• _Written request_
Count each line below that has "this" anywhere in it. Answer with the total alone.

• _Input rows_
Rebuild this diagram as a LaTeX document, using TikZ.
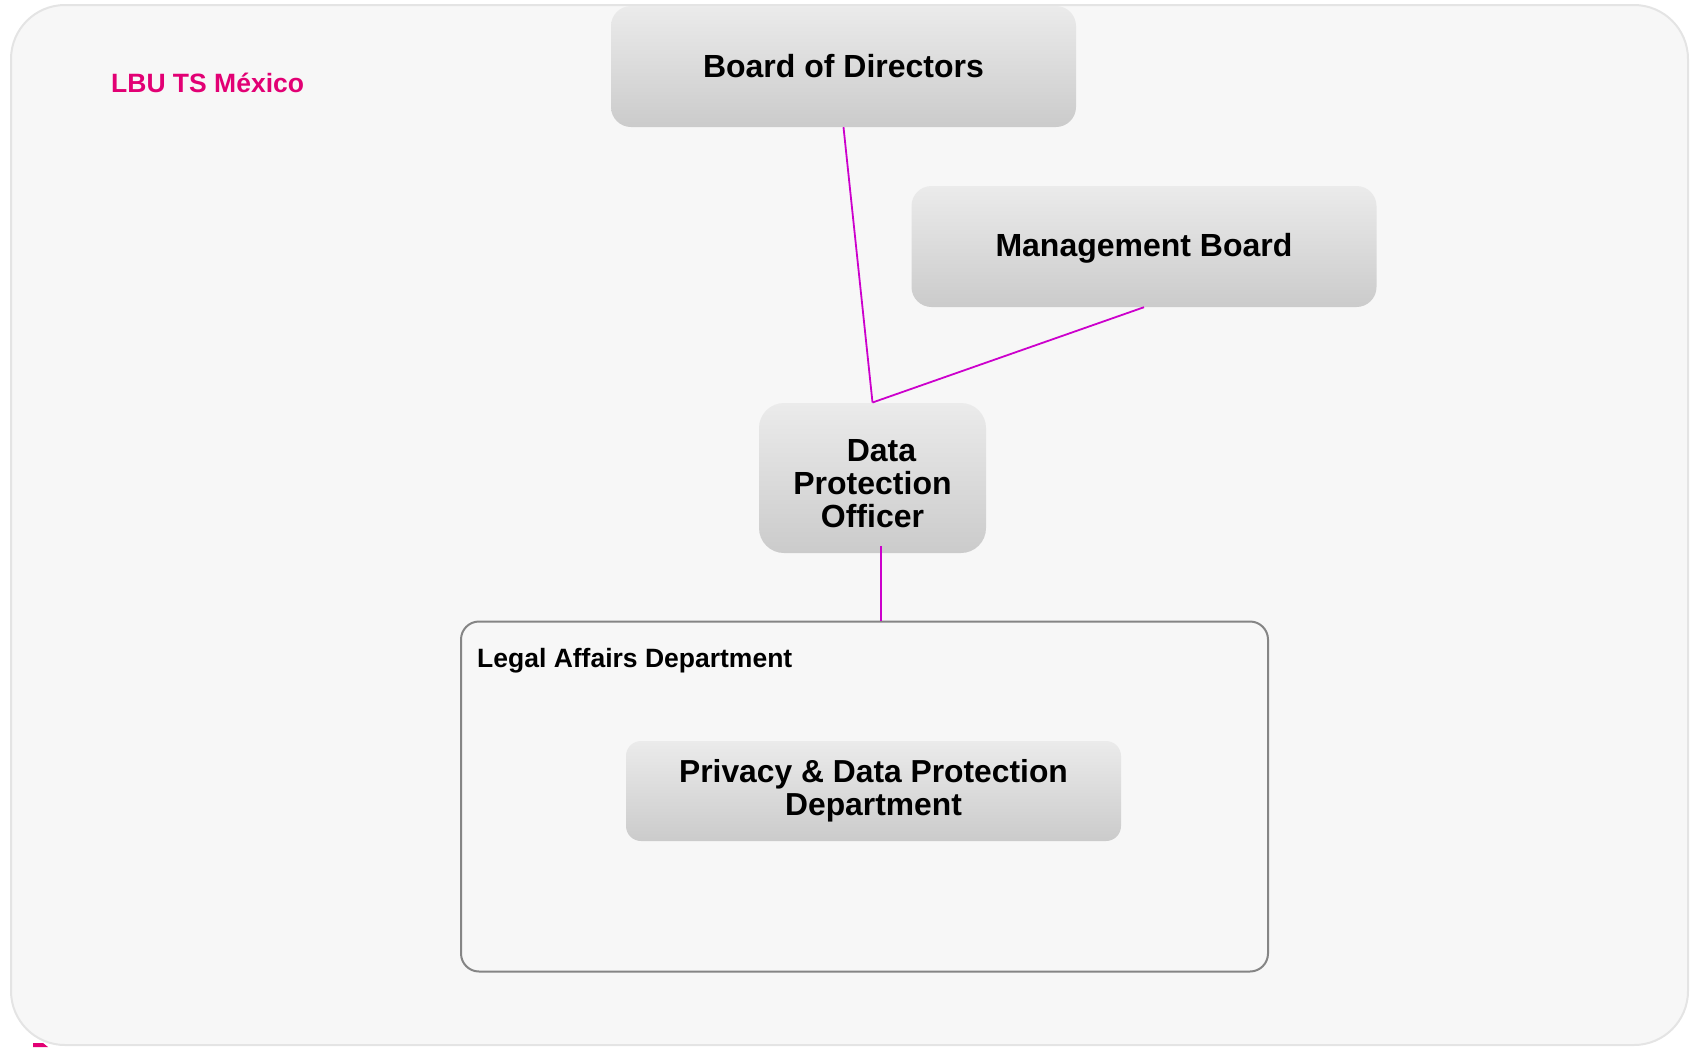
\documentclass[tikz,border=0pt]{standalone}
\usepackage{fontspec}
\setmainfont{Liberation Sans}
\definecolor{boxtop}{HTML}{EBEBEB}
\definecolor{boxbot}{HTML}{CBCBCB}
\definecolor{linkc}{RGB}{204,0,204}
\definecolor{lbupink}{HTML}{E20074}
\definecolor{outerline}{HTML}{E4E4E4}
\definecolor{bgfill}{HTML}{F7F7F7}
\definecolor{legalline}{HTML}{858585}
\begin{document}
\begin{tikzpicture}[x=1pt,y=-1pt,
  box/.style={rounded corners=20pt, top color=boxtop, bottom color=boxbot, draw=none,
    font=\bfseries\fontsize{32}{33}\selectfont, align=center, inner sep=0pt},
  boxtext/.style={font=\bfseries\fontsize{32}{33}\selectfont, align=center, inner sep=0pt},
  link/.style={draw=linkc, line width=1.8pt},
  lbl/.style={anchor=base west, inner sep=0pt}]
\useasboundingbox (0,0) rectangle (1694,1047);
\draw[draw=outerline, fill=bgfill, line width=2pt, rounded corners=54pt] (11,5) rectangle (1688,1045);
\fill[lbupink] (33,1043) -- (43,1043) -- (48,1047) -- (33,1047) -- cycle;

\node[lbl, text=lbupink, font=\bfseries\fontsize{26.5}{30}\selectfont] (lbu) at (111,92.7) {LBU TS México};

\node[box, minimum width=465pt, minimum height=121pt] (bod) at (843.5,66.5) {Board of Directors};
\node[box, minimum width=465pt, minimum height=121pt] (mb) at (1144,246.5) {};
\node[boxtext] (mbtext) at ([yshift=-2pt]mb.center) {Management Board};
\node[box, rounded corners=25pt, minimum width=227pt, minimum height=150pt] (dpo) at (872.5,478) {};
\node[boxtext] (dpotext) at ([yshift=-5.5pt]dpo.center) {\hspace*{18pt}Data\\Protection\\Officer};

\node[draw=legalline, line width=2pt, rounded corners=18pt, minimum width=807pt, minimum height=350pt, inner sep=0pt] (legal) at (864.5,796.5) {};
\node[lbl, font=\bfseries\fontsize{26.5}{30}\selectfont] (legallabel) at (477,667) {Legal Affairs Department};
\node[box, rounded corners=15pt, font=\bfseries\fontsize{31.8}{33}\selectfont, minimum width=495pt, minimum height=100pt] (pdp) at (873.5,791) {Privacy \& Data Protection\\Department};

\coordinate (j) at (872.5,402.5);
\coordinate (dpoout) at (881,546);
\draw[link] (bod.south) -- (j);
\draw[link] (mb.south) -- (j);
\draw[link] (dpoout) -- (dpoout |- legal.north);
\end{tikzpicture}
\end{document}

---

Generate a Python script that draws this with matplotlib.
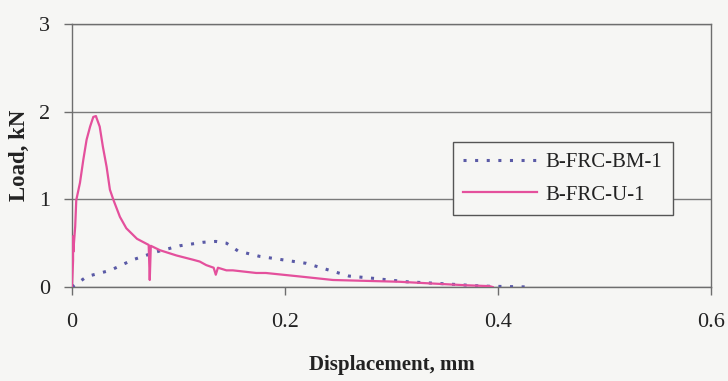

• _Answer below_
2